UNIDENTIFIED MALE (through translator): When people came downstairs running, I went toward the cold room. I opened the door and many people got in the cold room with me. I switched off the light and switched off the freezer. He asked us to all come upstairs, otherwise he would kill everyone who was downstairs.

(END VIDEOTAPE)

SOARES: Despite those chilling accounts people still coming here, people still paying their respects. And people talking to us, telling us exactly how they feel that this Jewish community here would not let anyone let alone terrorists bring them down and really stop them from leading their normal life -- Jake.

TAPPER: Thanks, Isa. Jim, let me go to you now. What are these new security measures that French officials are putting in place? I would think being on highest alert, which France has been since Wednesday. There wouldn't be any more they could do, but obviously I'm wrong.

JIM BITTERMAN, CNN SENIOR INTERNATIONAL CORRESPONDENT: Well, they have a large system here that goes in different stages, but they have been at the highest alert level since Wednesday, as you mentioned. They were even at a very high alert level for the last decade.

They have been at a very high alert which means army patrols on the streets. We've seen that for a decade or more. But since Wednesday they have been reinforced with even more military patrols on the streets, reinforcing the police.

What the interior minister is going to say and spell out a little bit in a news conference that we're expecting to come up later on this afternoon, are some measures specific measures about religious institutions, particularly synagogues, mosques.

There have been since the terrorism began with the "Charlie Hebdo" attack there have been about a dozen or so attacks in different parts of the country, minor ones but where mosques have been attacked particularly, sprayed with bullets by people reacting to the terrorist attacks.

The very serious terrorist attacks that took place starting with "Charlie Hebdo." I think that's the kind of thing they are going to do, step up the patrols around religious institutions and areas which would include probably the area where Isa is because that's sort of a Jewish neighborhood in there.

And as well as I think he said that they are going to bring up about 300 more military personnel to reinforce the police -- Jake.

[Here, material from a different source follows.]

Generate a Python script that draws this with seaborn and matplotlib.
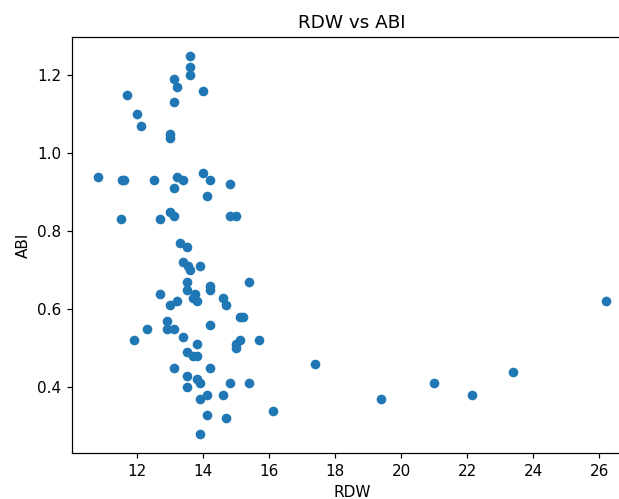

TAPPER: All right, Jim Bitterman and Isa Soares, thank you so much. Still to come, these attacks in Paris just one of many in recent weeks, across the globe from Pakistan to Afghanistan, and Nigeria and Australia, is radical Islam at war with the world?

(COMMERCIAL BREAK)

TAPPER: Our breaking news coverage for the remaining suspect in this week's terrorist attacks here in France continues. I'm Jake Tapper and I'm live in Paris.

We want to first tell you about a startling development in the investigation into these Paris terrorist attacks as the hunt go on for the female suspect who is on the run.

A Yemeni journalist tells CNN now that he met with one of the Kouachi brothers, Said Kouachi in Yemen in 2011, that's where Said said he was trained by al Qaeda in the Arabian Peninsula, the al Qaeda affiliate in Yemen.

Now this Yemeni journalist tells CNN that said Kouachi told him that he roomed with the so-called underwear bomber. You might remember the Omar Faruk Abdul Mutallab, the failed Christmas day bomber and he praised him.

Mutallab, of course, tried to set off that bomb on a passenger plane in the U.S. in 2009 and thankfully was unsuccessful. As the search continues for the remaining suspect in the Paris attacks, we examine now what is really behind this bloody assault and others like it around the world.

Senior international correspondent, Nic Robertson, takes a closer look. NIC ROBERTSON, CNN SENIOR INTERNATIONAL CORRESPONDENT (voice-over): Paris, ground zero for the latest Islamist terror attack. On the surface it appears this is retribution for pictures of Islam's Prophet Muhammad. Is it part of something larger?

The latest battle by Islamic extremists dedicated to the destruction of western values. It's the biggest radical Islamist attack in Europe in ten years, but one of many in recent weeks across the globe.

(on camera): This is when things get really bad.

(voice-over): Less than a month ago, I was stepping through the carnage of another radical Islamist attack thousands of miles away. This time Pakistan, 132 mostly Muslim school children gunned down, cold-blooded murder.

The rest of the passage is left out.